In amongst an album of (mainly) pounding, mid-paced industrial with screeching electronics and harsh vocals – a couple of orders of magnitude above the usual level of “harsh” industrial, by the way – this track comes out as something very different indeed. The pounding beat is still there, but the spaces are filled by choral music. No, really. I’m sure it’s not the first time it’s been attempted, but it’s an intriguing trick that works well as a way of providing a breather from what is otherwise an astonishingly intense album. For me, this act are one of the more interesting and unusual industrial artists to be signed recently, and this new album is step or three above the previous release. Also, expect to hear the brutal Silence on dancefloors sometime soon.
I first heard this on Sunday, of course, and I’m still staggered at just how good this is. You can hear it for yourself by watching the video on front page of website (not quite SFW, though – be warned), and it really is quite spooky, just how much William DuVall’s voice sounds like Layne Staley’s. Anyway, this is a lengthy, grinding track that has all the hallmarks of AiC’s classic mid-90s material, with a soaring chorus that could only be this band. And now, I’m really looking forward to the new album.
That Summer, At Home I Had Become The Invisible Boy
Fourteen Autumns and Fifteen Winters
Ok, the latest in a long line of bands I should have picked up on long ago – clearly I’m losing my touch. Bizarrely, found in the Record Doctor section of OMM by Daisy in a one line suggestion that describes them as “My Bloody Valentine by way of Glasvegas”…and it’s not actually that bad a description.
Oh: and another I missed. All the more surprising as I love The Knife. Anyway, this is wierd, spaced-out electronics with a hint of “real” instruments at the base, but otherwise it’s as similarly dense as her work with The Knife, but somehow even darker. Not by any means an album that will gain mainstream acceptance, sadly, it demands to be listened to in the dark – it doesn’t work very well in daylight, I find!
One of the picks of a very unusual and varied album, that brings to mind Skinny Puppy in their more, er, experimental periods as well as a host of other electronic artists. This track is one of the more direct tracks on the album, with a charging beat that I would suspect is probably not a particularly safe track to drive to!
A lengthy – 27 tracks over three hours and thirty minutes – and free concept album about the destruction and rebirth of the world that I’d never even heard of until sent me the link, this is an awesome piece of work that I’ve still not finished listening to yet, simply as I haven’t had the time. The first couple of tracks are good enough, though – reminiscent of FLA/Noise Unit in particular.

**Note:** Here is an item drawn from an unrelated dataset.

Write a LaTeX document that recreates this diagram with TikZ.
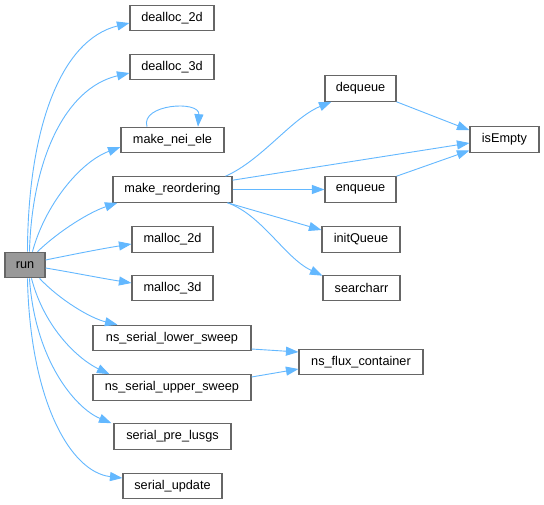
\documentclass[tikz,border=0pt]{standalone}
\usepackage{fontspec}
\setmainfont{Liberation Sans}
\usetikzlibrary{arrows.meta,calc}
\definecolor{edgec}{HTML}{63B8FF}
\definecolor{boxc}{HTML}{666666}
\definecolor{runc}{HTML}{999999}
\begin{document}
\begin{tikzpicture}[x=1pt,y=-1pt,
 fn/.style={draw=boxc, fill=white, line width=1.1pt, minimum height=25.5pt, inner sep=0pt, font=\fontsize{12.7}{15}\selectfont},
 edge/.style={draw=edgec, line width=0.9pt, -{Triangle[length=12.5pt,width=9pt]}},
]
\useasboundingbox[fill=white] (0,0) rectangle (544,504);

\node[fn, fill=runc, minimum width=40pt] (run) at (25,265) {run};
\node[fn, minimum width=84pt] (d2) at (172,18) {dealloc\_2d};
\node[fn, minimum width=84pt] (d3) at (172,67) {dealloc\_3d};
\node[fn, minimum width=103pt] (mne) at (172.5,140) {make\_nei\_ele};
\node[fn, minimum width=119pt] (mr) at (172.5,189.5) {make\_reordering};
\node[fn, minimum width=81pt] (m2) at (172.5,239.5) {malloc\_2d};
\node[fn, minimum width=81pt] (m3) at (172.5,288) {malloc\_3d};
\node[fn, minimum width=158pt] (lo) at (172,338) {ns\_serial\_lower\_sweep};
\node[fn, minimum width=158pt] (up) at (172,387.5) {ns\_serial\_upper\_sweep};
\node[fn, minimum width=117pt] (pre) at (172.5,436.5) {serial\_pre\_lusgs};
\node[fn, minimum width=99pt] (upd) at (172.5,486) {serial\_update};
\node[fn, minimum width=71pt] (deq) at (360.5,88.5) {dequeue};
\node[fn, minimum width=69pt] (ise) at (504.5,139.5) {isEmpty};
\node[fn, minimum width=71pt] (enq) at (360.5,189.5) {enqueue};
\node[fn, minimum width=78pt] (ini) at (361,239.5) {initQueue};
\node[fn, minimum width=77pt] (sea) at (361.5,288) {searcharr};
\node[fn, minimum width=124pt] (flux) at (361,362) {ns\_flux\_container};

% run edges
\draw[edge] ($(run.north west)+(23,0)$) .. controls (28,130) and (60,40) .. ($(d2.west)+(0,5)$);
\draw[edge] ($(run.north west)+(25,0)$) .. controls (32,160) and (65,88) .. ($(d3.west)+(0,6)$);
\draw[edge] ($(run.north west)+(28,0)$) .. controls (45,205) and (80,162) .. ($(mne.west)+(0,7)$);
\draw[edge] ($(run.north west)+(33,0)$) .. controls (60,230) and (90,212) .. ($(mr.south west)+(5,0)$);
\draw[edge] ($(run.east)+(0,-5)$) .. controls (70,255) and (100,249) .. ($(m2.west)+(0,4.5)$);
\draw[edge] ($(run.east)+(0,3)$) .. controls (70,272) and (100,278) .. ($(m3.west)+(0,-5)$);
\draw[edge] ($(run.south west)+(35,0)$) .. controls (60,300) and (90,318) .. ($(lo.north west)+(25,0)$);
\draw[edge] ($(run.south west)+(27,0)$) .. controls (45,330) and (80,360) .. ($(up.north west)+(17,0)$);
\draw[edge] ($(run.south west)+(25,0)$) .. controls (35,360) and (75,408) .. ($(pre.north west)+(-2,0)$);
\draw[edge] ($(run.south west)+(23,0)$) .. controls (30,400) and (70,472) .. ($(upd.west)+(0,-8)$);

% self loop
\draw[edge] ($(mne.north)+(-25.5,0)$) .. controls (140,104) and (200,100) .. ($(mne.north)+(25.5,0)$);

% make_reordering edges
\draw[edge] ($(mr.north east)+(-7,0)$) .. controls (262,160) and (292,118) .. ($(deq.south west)+(7,0)$);
\draw[edge] ($(mr.north east)+(0,4)$) -- ($(ise.west)+(0,3.5)$);
\draw[edge] (mr.east) -- (enq.west);
\draw[edge] ($(mr.south east)+(-5,0)$) -- ($(ini.west)+(0,-9.5)$);
\draw[edge] ($(mr.south east)+(-5,0)$) .. controls (262,215) and (285,258) .. ($(sea.north west)+(0,1)$);

% queue to isEmpty
\draw[edge] (deq.south east) -- ($(ise.north west)+(0,4)$);
\draw[edge] (enq.north east) -- ($(ise.west)+(0,11)$);

% sweeps to flux
\draw[edge] ($(lo.east)+(0,11)$) -- ($(flux.west)+(0,-10)$);
\draw[edge] ($(up.east)+(0,-10.5)$) -- ($(flux.west)+(0,7)$);
\end{tikzpicture}
\end{document}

This months look into the past is this. It’s amazing that despite being somewhat slavish in their own influences (the words Joy and Division are never far away, let’s be honest), that so many bands note these guys as an influence. Perhaps it’s the near-perfect indie-rock singles like this that do it – that and the cryptic lyrics that evoke images but never seem to quite give the full picture.